There is stark disagreement among managers when it comes to whether energy transition investments should be considered inherently impactful, as evidenced by a discussion on day two of the Infrastructure Investor Network Global Summit in Berlin this week.

In a panel discussing the rise of impact and transition investing, Luxcara managing partner Alexandra von Bernstorff challenged other panellists to be clearer about what impact investing meant to them. Luxcara launched in 2009 and is a European asset manager focused on renewables. It closed Fund V, which was classified as Article 9 under SFDR, on €1.5 billion in 2023 according to the New Private Markets database.

von Bernstorff said: “Listening to all of you – and I like the ideas – but this is not a common ground. I don’t think that anyone in the audience has a concept now of what impact means for any of us, and I think that is a problem.

“We need to define what is impact and it needs to be simple and clearly comparable because otherwise everyone has his own definition and this doesn’t help investors, it doesn’t help society in general… That’s why I’m personally a big fan of the European taxonomy and Article 9 [of the] SFDR because it does give transparency and it gives a measurement and it has a clear definition.”

Despite impact investing attracting more attention from mainstream investors, the term is still not used consistently across the market. In the US the word itself can carry connotations of below-market-rate returns, causing some managers to become “impact whisperers” as they downplay the impact element of their strategies in a bid to avoid getting pulled into the debate.

Fellow panellist Scott Jacobs, CEO and co-founder of Generate Capital, had a different perspective. Headquartered in San Francisco, Generate is an investment company that develops climate projects by deploying permanent capital, straddling debt and equity financing and operations. The company has deployed $2 billion in assets related to clean energy generation; it also participates in projects involving energy efficiency upgrades for buildings and transportation. CalSTRS, Hesta, QIC and AustralianSuper backed its latest $1.5 billion funding round.

Jacobs said: “We don’t tend to describe ourselves as impact investors. At least in the US, impact connotes concession. It connotes that you’re trading financial returns for some form of social or environmental impact. We don’t believe that’s necessary and we have a 10 year track record proving that. We have among the best returns you could find anywhere in the infrastructure space, anywhere in energy… But we are 100 percent focused on the energy transition, which we would say is impact.”

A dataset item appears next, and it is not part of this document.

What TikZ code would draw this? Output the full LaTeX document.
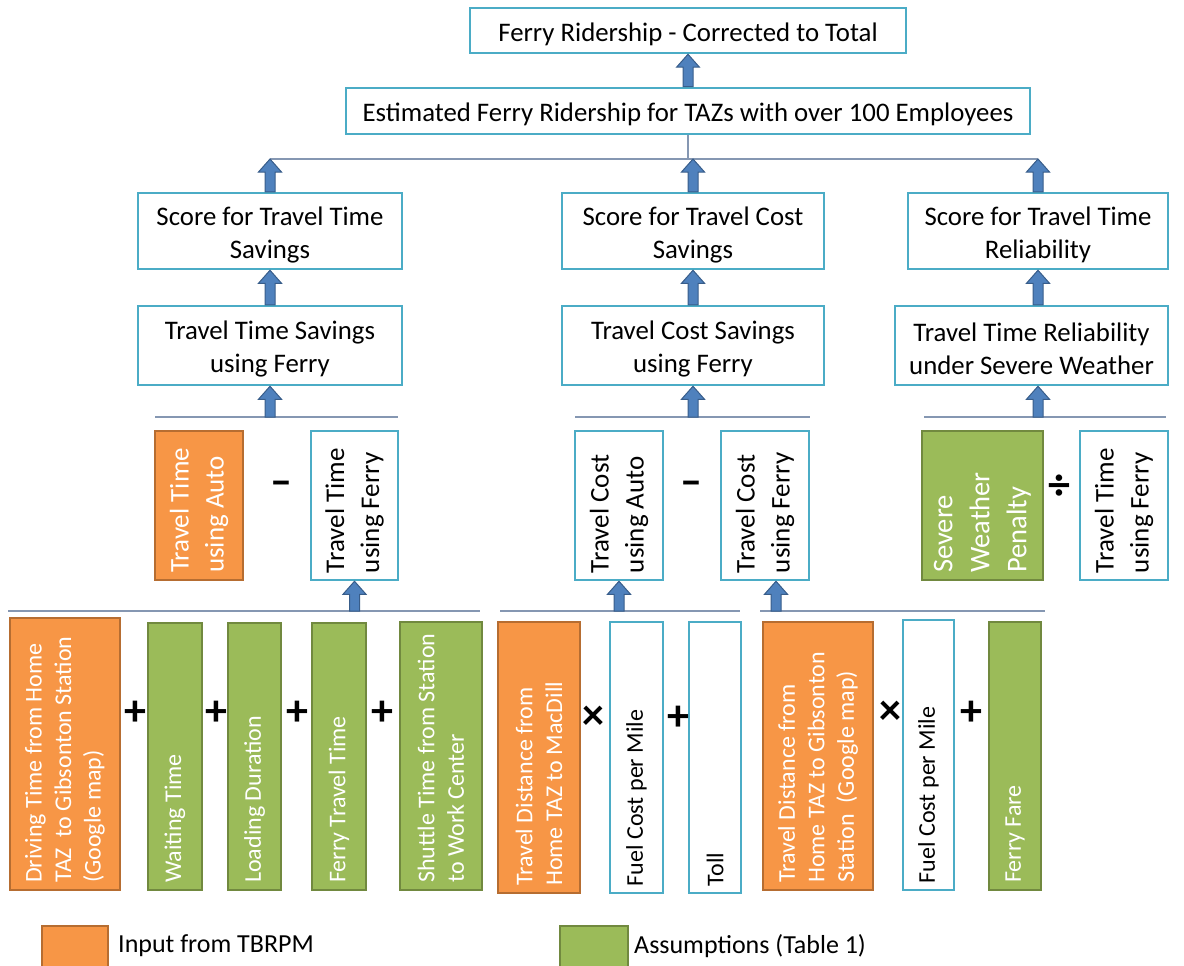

In response, von Bernstorff said: “Doing energy transition investments is not impact by itself. That’s like two different things. You can do it in an impactful way or not an impactful way. And this is why we have European taxonomy in SFDR.”

Jacobs invited the audience to “understand what we actually do and you can define it however you want with one word. I don’t care what that word is”. He told the story of the firm’s financing of a project for Hillsborough County Public School district in Florida, which brought down energy costs by increasing efficiency and integrating renewable energy.

“I’ve called that impact. I also would call that a 20 percent IRR over 25 years for the single A-rated creditworthy counterpart. What’s wrong with that picture? Pick your word. I don’t care what the word is. Pick your taxonomy. I don’t care what that is either. What I care about is delivering results,” he said.

In von Bernstorff’s view, more is needed to qualify as impact. She said: “I still have a problem calling something impact without KPIs because then everyone can call it impact. And this is my problem, Scott, with what you say: I completely appreciate your great returns, but you need proper KPIs,” she said.

Jacobs said that, while Generate Capital will “put whatever KPI out there anyone needs”, cherry picking a single set of metrics can be “pretty reductionist”.

He added: “My call is to even greater transparency and even more KPIs and those that actually represent what the business is. But the other call is to make sure that every single investor uses the same type of disclosures and be forced to be as transparent as we are.” Without this measure Generate would incur costs that other investors might not have to report on, he continued, “and by definition, that means we have higher costs and by definition, that means we have lower returns, and by definition, that means we’re in the concessionary category, and by definition, that means we’re in the niche of charity.”

Other panellists did not explicitly come down on either side of the debate, though some did question von Bernstorff’s faith in the European regulations.

“There’s confusion in the EU taxonomy that causes people to be cautious,” said Minesh Mashru, head of infrastructure at Cambridge Associates. “A lot of people who are having transition strategies are doing an Article 8, which sends the wrong message about what they’re trying to do because actually they’re worried about changes in taxonomy that are happening at the moment.”

The challenges of complying with Article 9 of the European regulations have caused many managers to steer clear of the category for their transition funds, though some, such as Eurazeo, have made the commitment.